Taking the undiagnosed and people who have disappeared from care into account, the authors calculated that 'true' CVL in a typical US setting may be twice as high as CVL estimated from hospital test results – 30,000 rather than 15,000, in their modelled scenario. Even in a best-case scenario like San Francisco, where there are high rates of diagnosis and retention in care, they calculate that CVL could be underestimated by about 15%.

In addition, this does not take account of the fact that the highest viral loads in any group of people with HIV are in those who have only just acquired HIV – who are also the least likely to be diagnosed. The authors cite a well-documented African study that estimated that 38% of infections came from people who had just acquired HIV themselves.

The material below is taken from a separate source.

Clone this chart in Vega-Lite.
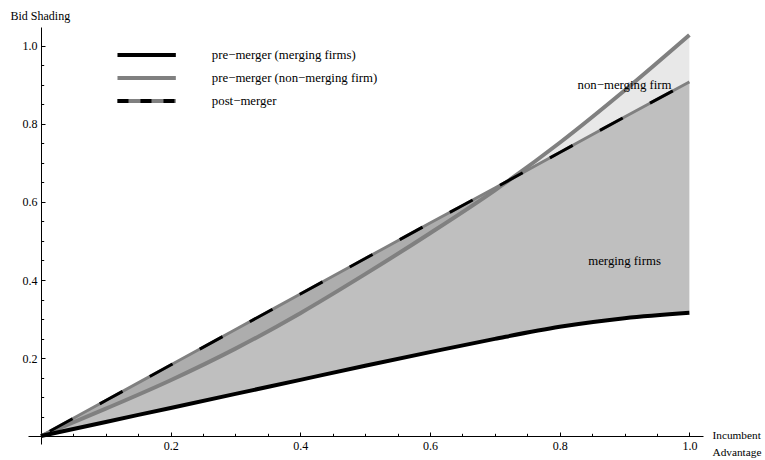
{
  "$schema": "https://vega.github.io/schema/vega-lite/v6.json",
  "width": 675,
  "height": 417,
  "autosize": {"type": "none"},
  "padding": {"left": 28, "top": 27, "right": 62, "bottom": 16},
  "background": "white",
  "config": {
    "view": {"stroke": null},
    "font": "Liberation Serif",
    "axis": {
      "grid": false,
      "domainColor": "black",
      "domainWidth": 1,
      "tickColor": "black",
      "tickWidth": 1,
      "labelColor": "black",
      "labelFont": "Liberation Serif",
      "labelFontSize": 12,
      "titleFont": "Liberation Serif",
      "titleFontSize": 12,
      "titleFontWeight": "normal",
      "titleColor": "black",
      "labelOverlap": false,
      "labelFlush": false
    }
  },
  "datasets": {
    "curves": [
      {"x": 0.0, "merging": 0.0, "nonmerging": 0.0, "post": 0.0},
      {"x": 0.1, "merging": 0.036, "nonmerging": 0.07, "post": 0.091},
      {"x": 0.2, "merging": 0.072, "nonmerging": 0.143, "post": 0.182},
      {"x": 0.3, "merging": 0.108, "nonmerging": 0.224, "post": 0.273},
      {"x": 0.4, "merging": 0.144, "nonmerging": 0.315, "post": 0.364},
      {"x": 0.5, "merging": 0.18, "nonmerging": 0.415, "post": 0.455},
      {"x": 0.6, "merging": 0.215, "nonmerging": 0.52, "post": 0.546},
      {"x": 0.7, "merging": 0.249, "nonmerging": 0.63, "post": 0.636},
      {"x": 0.8, "merging": 0.28, "nonmerging": 0.752, "post": 0.727},
      {"x": 0.9, "merging": 0.302, "nonmerging": 0.886, "post": 0.818},
      {"x": 1.0, "merging": 0.316, "nonmerging": 1.028, "post": 0.908}
    ],
    "legend": [
      {"series": "pre−merger (merging firms)", "x": 0.118, "x2": 0.208, "y": 0.977},
      {"series": "pre−merger (non−merging firm)", "x": 0.118, "x2": 0.208, "y": 0.918},
      {"series": "post−merger", "x": 0.118, "x2": 0.208, "y": 0.859}
    ],
    "labels": [
      {"label": "non−merging firm", "x": 0.9, "y": 0.9},
      {"label": "merging firms", "x": 0.9, "y": 0.449}
    ]
  },
  "resolve": {"axis": {"x": "independent", "y": "independent"}},
  "layer": [
    {
      "data": {"name": "curves"},
      "mark": {"type": "area", "color": "black", "opacity": 0.25, "interpolate": "monotone"},
      "encoding": {
        "x": {
          "field": "x", "type": "quantitative",
          "scale": {"domain": [-0.02, 1.021], "nice": false, "zero": false},
          "axis": {
            "orient": "bottom",
            "title": ["Incumbent", "Advantage"],
            "offset": -8,
            "values": [0.2, 0.4, 0.6, 0.8, 1.0],
            "format": ".1f",
            "ticks": false,
            "labelPadding": 4,
            "titleFontSize": 11.3,
            "titleX": 684,
            "titleY": -7,
            "titleAlign": "left",
            "titleBaseline": "top",
            "titleLineHeight": 17
          }
        },
        "y": {
          "field": "merging", "type": "quantitative",
          "scale": {"domain": [-0.0205, 1.0487], "nice": false, "zero": false},
          "axis": {
            "orient": "left",
            "title": "Bid Shading",
            "offset": -13,
            "values": [0.2, 0.4, 0.6, 0.8, 1.0],
            "format": ".1f",
            "ticks": false,
            "labelPadding": 4,
            "titleAngle": 0,
            "titleX": -31,
            "titleY": -12,
            "titleAlign": "left",
            "titleBaseline": "middle"
          }
        },
        "y2": {"field": "post"}
      }
    },
    {
      "data": {"name": "curves"},
      "mark": {"type": "area", "color": "black", "opacity": 0.09, "interpolate": "monotone"},
      "encoding": {
        "x": {
          "field": "x", "type": "quantitative",
          "axis": {
            "orient": "bottom", "title": null, "offset": -8, "domain": false, "labels": false,
            "values": [0.05, 0.1, 0.15, 0.25, 0.3, 0.35, 0.45, 0.5, 0.55, 0.65, 0.7, 0.75, 0.85, 0.9, 0.95],
            "tickSize": -2.7
          }
        },
        "y": {
          "field": "nonmerging", "type": "quantitative",
          "axis": {
            "orient": "left", "title": null, "offset": -13, "domain": false, "labels": false,
            "values": [0.05, 0.1, 0.15, 0.25, 0.3, 0.35, 0.45, 0.5, 0.55, 0.65, 0.7, 0.75, 0.85, 0.9, 0.95],
            "tickSize": -2.7
          }
        },
        "y2": {"field": "post"}
      }
    },
    {
      "data": {"name": "curves"},
      "mark": {"type": "line", "color": "#808080", "strokeWidth": 4, "interpolate": "monotone", "strokeCap": "butt"},
      "encoding": {
        "x": {
          "field": "x", "type": "quantitative",
          "axis": {
            "orient": "bottom", "title": null, "offset": -8, "domain": false, "labels": false,
            "values": [0.2, 0.4, 0.6, 0.8, 1.0],
            "tickSize": -4
          }
        },
        "y": {
          "field": "nonmerging", "type": "quantitative",
          "axis": {
            "orient": "left", "title": null, "offset": -13, "domain": false, "labels": false,
            "values": [0.2, 0.4, 0.6, 0.8, 1.0],
            "tickSize": -4
          }
        }
      }
    },
    {
      "data": {"name": "curves"},
      "mark": {"type": "line", "color": "#808080", "strokeWidth": 3, "interpolate": "monotone", "strokeCap": "butt"},
      "encoding": {
        "x": {"field": "x", "type": "quantitative", "axis": null},
        "y": {"field": "post", "type": "quantitative", "axis": null}
      }
    },
    {
      "data": {"name": "curves"},
      "mark": {"type": "line", "color": "black", "strokeWidth": 3, "interpolate": "monotone", "strokeCap": "butt", "strokeDash": [26, 31], "strokeDashOffset": -10},
      "encoding": {
        "x": {"field": "x", "type": "quantitative", "axis": null},
        "y": {"field": "post", "type": "quantitative", "axis": null}
      }
    },
    {
      "data": {"name": "curves"},
      "mark": {"type": "line", "color": "black", "strokeWidth": 4, "interpolate": "monotone", "strokeCap": "butt"},
      "encoding": {
        "x": {"field": "x", "type": "quantitative", "axis": null},
        "y": {"field": "merging", "type": "quantitative", "axis": null}
      }
    },
    {
      "data": {"name": "legend"},
      "transform": [{"filter": "datum.series == 'pre−merger (merging firms)'"}],
      "mark": {"type": "rule", "color": "black", "strokeWidth": 4, "strokeCap": "butt"},
      "encoding": {
        "x": {"field": "x", "type": "quantitative", "axis": null},
        "x2": {"field": "x2"},
        "y": {"field": "y", "type": "quantitative", "axis": null}
      }
    },
    {
      "data": {"name": "legend"},
      "transform": [{"filter": "datum.series != 'pre−merger (merging firms)'"}],
      "mark": {"type": "rule", "color": "#808080", "strokeWidth": 4, "strokeCap": "butt"},
      "encoding": {
        "x": {"field": "x", "type": "quantitative", "axis": null},
        "x2": {"field": "x2"},
        "y": {"field": "y", "type": "quantitative", "axis": null}
      }
    },
    {
      "data": {"name": "legend"},
      "transform": [{"filter": "datum.series == 'post−merger'"}],
      "mark": {"type": "rule", "color": "black", "strokeWidth": 4, "strokeCap": "butt", "strokeDash": [11, 12]},
      "encoding": {
        "x": {"field": "x", "type": "quantitative", "axis": null},
        "x2": {"field": "x2"},
        "y": {"field": "y", "type": "quantitative", "axis": null}
      }
    },
    {
      "data": {"name": "legend"},
      "mark": {"type": "text", "align": "left", "baseline": "middle", "fontSize": 12.8, "font": "Liberation Serif", "color": "black", "dx": 36},
      "encoding": {
        "x": {"field": "x2", "type": "quantitative", "axis": null},
        "y": {"field": "y", "type": "quantitative", "axis": null},
        "text": {"field": "series"}
      }
    },
    {
      "data": {"name": "labels"},
      "mark": {"type": "text", "align": "center", "baseline": "middle", "fontSize": 12.8, "font": "Liberation Serif", "color": "black"},
      "encoding": {
        "x": {"field": "x", "type": "quantitative", "axis": null},
        "y": {"field": "y", "type": "quantitative", "axis": null},
        "text": {"field": "label"}
      }
    }
  ]
}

There are ways of estimating the proportion of undiagnosed people with high viral loads, but these tend to have wide margins of uncertainty and it would be prohibitively expensive to detect most acute HIV infections.

CVL in itself also does not mean a lot unless HIV prevalence – the proportion of people in the community with HIV – is taken into account. Take two populations where, in one case, 5% of people have HIV and, in the other, 0.1%. Even if the CVL of people with HIV is the same in both populations, if people meet each other at random, they have 50 times more chance of encountering a person who is infectious in one community than in the other. This is why it is very difficult to bring down the rate of new infections (HIV incidence) in groups of people with very high prevalence.

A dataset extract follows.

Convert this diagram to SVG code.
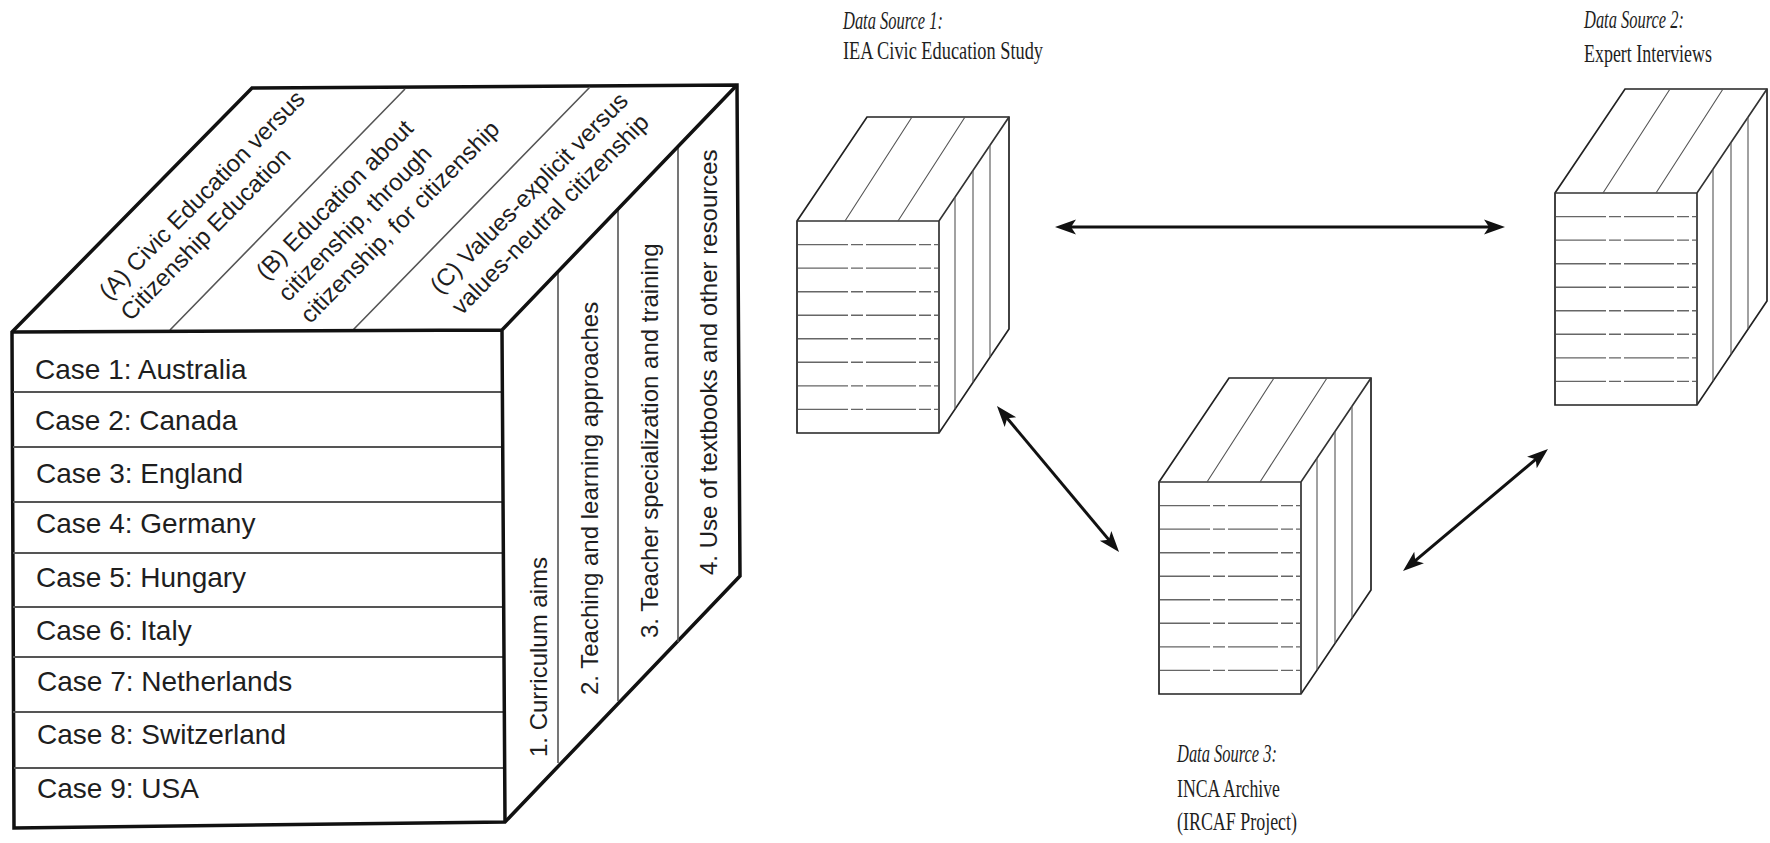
<svg xmlns="http://www.w3.org/2000/svg" xmlns:xlink="http://www.w3.org/1999/xlink" width="1770" height="843" viewBox="0 0 1770 843">
<style>
.edge{fill:#fff;stroke:#111;stroke-width:3.5;stroke-linejoin:miter}
.inner{fill:none;stroke:#111;stroke-width:3.5}
.div{fill:none;stroke:#555;stroke-width:1.6}
.row{fill:none;stroke:#555;stroke-width:2.2}
.sans{font-family:"Liberation Sans",Arial,sans-serif;fill:#1e1e1e}
.case{font-size:28px}
.lab{font-size:24px}
.serif{font-family:"Liberation Serif","Times New Roman",serif;fill:#1e1e1e;font-size:25px}
.it{font-style:italic}
.dcEdge{fill:#fff;stroke:#222;stroke-width:1.7;stroke-linejoin:miter}
.dcIn{fill:none;stroke:#333;stroke-width:1.7}
.dcDiv{fill:none;stroke:#555;stroke-width:1.1}
.dcRow{fill:none;stroke:#666;stroke-width:1.4;stroke-dasharray:50 3 12 3}
.conn{fill:none;stroke:#111;stroke-width:3}
</style>
<defs>
<marker id="ah" viewBox="-22 -10 24 20" refX="-6" refY="0" markerWidth="24" markerHeight="20" markerUnits="userSpaceOnUse" orient="auto-start-reverse">
<path d="M0,0 L-21,-7.5 L-16,0 L-21,7.5 Z" fill="#111"/>
</marker>
<g id="dataCube">
<path class="dcEdge" d="M0,0 L70,-104 L212,-104 L212,108 L142,212 L0,212 Z"/>
<path class="dcIn" d="M0,0 L142,0 L212,-104 M142,0 L142,212"/>
<path class="dcDiv" d="M48,0 L115,-104 M101,0 L168,-104 M158,-23.8 L158,188.2 M176,-50.5 L176,161.5 M193,-75.8 L193,136.2"/>
<path class="dcRow" d="M1,23.6 H141 M1,47.1 H141 M1,70.7 H141 M1,94.2 H141 M1,117.8 H141 M1,141.3 H141 M1,164.9 H141 M1,188.4 H141"/>
</g>
</defs>
<rect width="1770" height="843" fill="#fff"/>

<g id="bigCube">
<path class="edge" d="M12,332 L252,88 L737,85 L740,576 L505,822 L14,828 Z"/>
<path class="div" d="M170,330 L405,89 M353,330 L590,87"/>
<path class="div" d="M558,272 L558,763 M618,209 L618,701 M678,146 L678,642"/>
<path class="row" d="M13,392 H503 M13,447 H503 M13,502 H503 M13,553 H503 M13,607 H504 M13,657 H504 M13,712 H504 M14,768 H504"/>
<path class="inner" d="M12,332 L502,330 L737,85 M502,330 L505,822"/>
<g class="sans lab">
<text transform="translate(109,301) rotate(-45.5)"><tspan x="0" y="0">(A) Civic Education versus</tspan><tspan x="0" y="30">Citizenship Education</tspan></text>
<text transform="translate(266,281) rotate(-45.5)"><tspan x="0" y="0">(B) Education about</tspan><tspan x="0" y="31">citizenship,  through</tspan><tspan x="0" y="62">citizenship, for citizenship</tspan></text>
<text transform="translate(440,295) rotate(-45.5)"><tspan x="0" y="0">(C) Values-explicit versus</tspan><tspan x="0" y="30">values-neutral citizenship</tspan></text>
<text transform="translate(547,757) rotate(-90)">1. Curriculum aims</text>
<text transform="translate(598,695) rotate(-90)">2. Teaching and learning approaches</text>
<text transform="translate(658,638) rotate(-90)">3. Teacher specialization and training</text>
<text transform="translate(717,575) rotate(-90)">4. Use of textbooks and other resources</text>
</g>
<g class="sans case">
<text x="35" y="379">Case 1: Australia</text>
<text x="35" y="430">Case 2: Canada</text>
<text x="36" y="483">Case 3: England</text>
<text x="36" y="533">Case 4: Germany</text>
<text x="36" y="587">Case 5: Hungary</text>
<text x="36" y="640">Case 6: Italy</text>
<text x="37" y="691">Case 7: Netherlands</text>
<text x="37" y="744">Case 8: Switzerland</text>
<text x="37" y="798">Case 9: USA</text>
</g>
</g>

<g id="source1">
<use xlink:href="#dataCube" href="#dataCube" transform="translate(797,221)"/>
<text class="serif it" x="843" y="29" textLength="100" lengthAdjust="spacingAndGlyphs">Data Source 1:</text>
<text class="serif" x="843" y="59" textLength="200" lengthAdjust="spacingAndGlyphs">IEA Civic Education Study</text>
</g>

<g id="source2">
<use xlink:href="#dataCube" href="#dataCube" transform="translate(1555,193)"/>
<text class="serif it" x="1584" y="28" textLength="100" lengthAdjust="spacingAndGlyphs">Data Source 2:</text>
<text class="serif" x="1584" y="62" textLength="128" lengthAdjust="spacingAndGlyphs">Expert Interviews</text>
</g>

<g id="source3">
<use xlink:href="#dataCube" href="#dataCube" transform="translate(1159,482)"/>
<text class="serif it" x="1177" y="762" textLength="100" lengthAdjust="spacingAndGlyphs">Data Source 3:</text>
<text class="serif" x="1177" y="797" textLength="103" lengthAdjust="spacingAndGlyphs">INCA Archive</text>
<text class="serif" x="1177" y="830" textLength="120" lengthAdjust="spacingAndGlyphs">(IRCAF Project)</text>
</g>

<g id="connectors">
<path class="conn" d="M1061,227 L1499,227" marker-start="url(#ah)" marker-end="url(#ah)"/>
<path class="conn" d="M1000.8,410.6 L1115.2,547.4" marker-start="url(#ah)" marker-end="url(#ah)"/>
<path class="conn" d="M1407.6,567.1 L1543.4,452.9" marker-start="url(#ah)" marker-end="url(#ah)"/>
</g>
</svg>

Even in a population with relatively low rates of people in acute infection, how viral loads are distributed may make a big difference to ongoing transmission. The authors give an example of two groups of ten people. Each group has an average viral load (CVL) of 10,000 copies/ml but in one group everyone has a viral load near that figure while in the other nine have an undetectable viral load and one, perhaps undiagnosed, member has a viral load of 100,000 copies/ml. In the former group while the distribution of risk behaviour – who is risky and who is safe – may vary, it may not make much difference to the overall 'infectiousness' of the group. In the latter group, though the CVL does not vary according to behaviour, the group's 'infectiousness' varies widely according to whether the one member with a high viral load takes risks or not.

Finally, as the authors remark, it is impossible with certainty to attribute a change in a group (HIV incidence) to changes in individuals in that group (reductions in their viral load).

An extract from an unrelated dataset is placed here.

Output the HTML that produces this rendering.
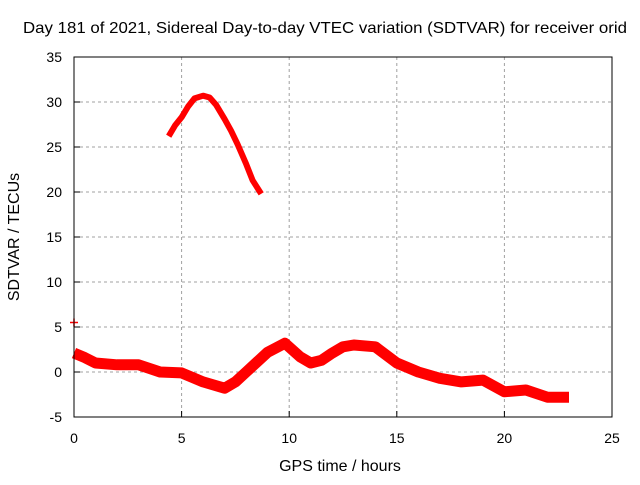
<!DOCTYPE html>
<html><head><meta charset="utf-8"><style>
body{margin:0;background:#fff}
text{font-family:"Liberation Sans",sans-serif;font-size:14px;fill:#000}
</style></head><body>
<svg width="640" height="480">
<text x="325" y="33" text-anchor="middle" textLength="604" lengthAdjust="spacingAndGlyphs" style="font-size:16px">Day 181 of 2021, Sidereal Day-to-day VTEC variation (SDTVAR) for receiver orid</text>
<g id="grid"></g><g id="marks"></g><g id="axes"></g>
<text x="340" y="471" text-anchor="middle" style="font-size:16px">GPS time / hours</text>
<text transform="translate(19,237) rotate(-90)" text-anchor="middle" style="font-size:16px">SDTVAR / TECUs</text>
</svg>
<script>
const xTicks=[0,5,10,15,20,25];
const yTicks=[-5,0,5,10,15,20,25,30,35];
const lowT=[0,0.5,1,2,3,4,5,6,7,7.5,8,9,9.8,10.5,11,11.5,12,12.5,13,14,15,16,17,18,19,20,21,22,23];
const lowV=[2.1,1.6,1.0,0.8,0.8,0,-0.1,-1.1,-1.8,-1.1,0,2.2,3.2,1.7,1.0,1.3,2.1,2.8,3.0,2.8,1.0,0,-0.7,-1.1,-0.9,-2.2,-2.0,-2.8,-2.8];
const highT=[4.4,4.7,5,5.3,5.6,6,6.3,6.6,7,7.3,7.6,8,8.3,8.7];
const highV=[26.2,27.4,28.3,29.5,30.4,30.7,30.5,29.7,28.1,26.8,25.3,23.1,21.3,19.8];
const NS="http://www.w3.org/2000/svg";
const X0=74,X1=612,Y0=417,Y1=57;
const xs=t=>X0+(t-0)/25*(X1-X0);
const ys=v=>Y0-(v+5)/40*(Y0-Y1);
function mk(tag,attrs,parent){const e=document.createElementNS(NS,tag);for(const k in attrs)e.setAttribute(k,attrs[k]);document.getElementById(parent).appendChild(e);return e;}
xTicks.forEach(t=>{
 if(t>0&&t<25){const g=mk('line',{x1:xs(t),x2:xs(t),y1:Y1,y2:Y0,stroke:'#a0a0a0','stroke-dasharray':'3,3'},'grid');
 
 }
 const tk=mk('line',{x1:xs(t),x2:xs(t),y1:Y0,y2:Y0-6,stroke:'#000'},'axes');
 
 
 const l=mk('text',{x:xs(t),y:Y0+26,'text-anchor':'middle'},'axes');l.textContent=t;
 
 
});
yTicks.forEach(v=>{
 if(v>-5&&v<35){const g=mk('line',{x1:X0,x2:X1,y1:ys(v),y2:ys(v),stroke:'#a0a0a0','stroke-dasharray':'3,3'},'grid');
 
 }
 const tk=mk('line',{x1:X0,x2:X0+6,y1:ys(v),y2:ys(v),stroke:'#000'},'axes');
 
 
 const l=mk('text',{x:X0-12,y:ys(v)+5,'text-anchor':'end'},'axes');l.textContent=v;
 
 
});
const fr=mk('rect',{x:X0,y:Y1,width:X1-X0,height:Y0-Y1,fill:'none',stroke:'#000'},'axes');


function series(T,V,w,name){
 const d=T.map((t,i)=>(i?'L':'M')+xs(t).toFixed(1)+','+ys(V[i]).toFixed(1)).join(' ');
 const p=mk('path',{d:d,fill:'none',stroke:'#ff0000','stroke-width':w,'stroke-linejoin':'round','stroke-linecap':'butt'},'marks');
 
 
}
series(lowT,lowV,11,'sdtvar-low-series');
series(highT,highV,6,'sdtvar-high-series');
const pt=mk('path',{d:'M'+(xs(0)-4)+','+ys(5.5)+' h8 M'+xs(0)+','+(ys(5.5)-4)+' v8',stroke:'#ff0000','stroke-width':1.5},'marks');


</script>
</body></html>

To give an example: in one of the British Columbia studies there was certainly a strong correlation between falling diagnoses in people who inject drugs and the proportion of them on treatment (with, consequently, a lower CVL in this group). However, as the authors point out, improvements in access to antiretroviral therapy could be accompanied by improved access to injecting equipment and methadone. Or the link could be more indirect: improved access to ART might also put them in touch with support services that enable them to manage their risk behaviour. Viral load and HIV infections may not be directly linked at all but could both be caused by a third factor; so an increase in the proportion of people on treatment (factor A) and a reduction in risk behaviour (factor B) could both be due to an ageing population who are both more likely to be in care and to have less casual sex.

The authors end by recommending that, rather than using the average viral load in a population, a better tool for predicting HIV incidence in modelling studies would be the proportion of people in the whole population who have HIV viral loads above the limit of detection, or above a cut-off point such as 1000 copies/ml. This takes HIV prevalence into account and also, because few people not in care will have low viral loads, is almost a proxy for the proportion of people in care and their retention in care. It does, however, still depend on accurate estimates of the proportion of people who remain undiagnosed.

Reference

Miller WC, Powers KA, Smith MK and Cohen MS. Community viral load as a measure for assessment of HIV treatment as prevention. The Lancet Infectious Diseases 13: 459-64, 2013.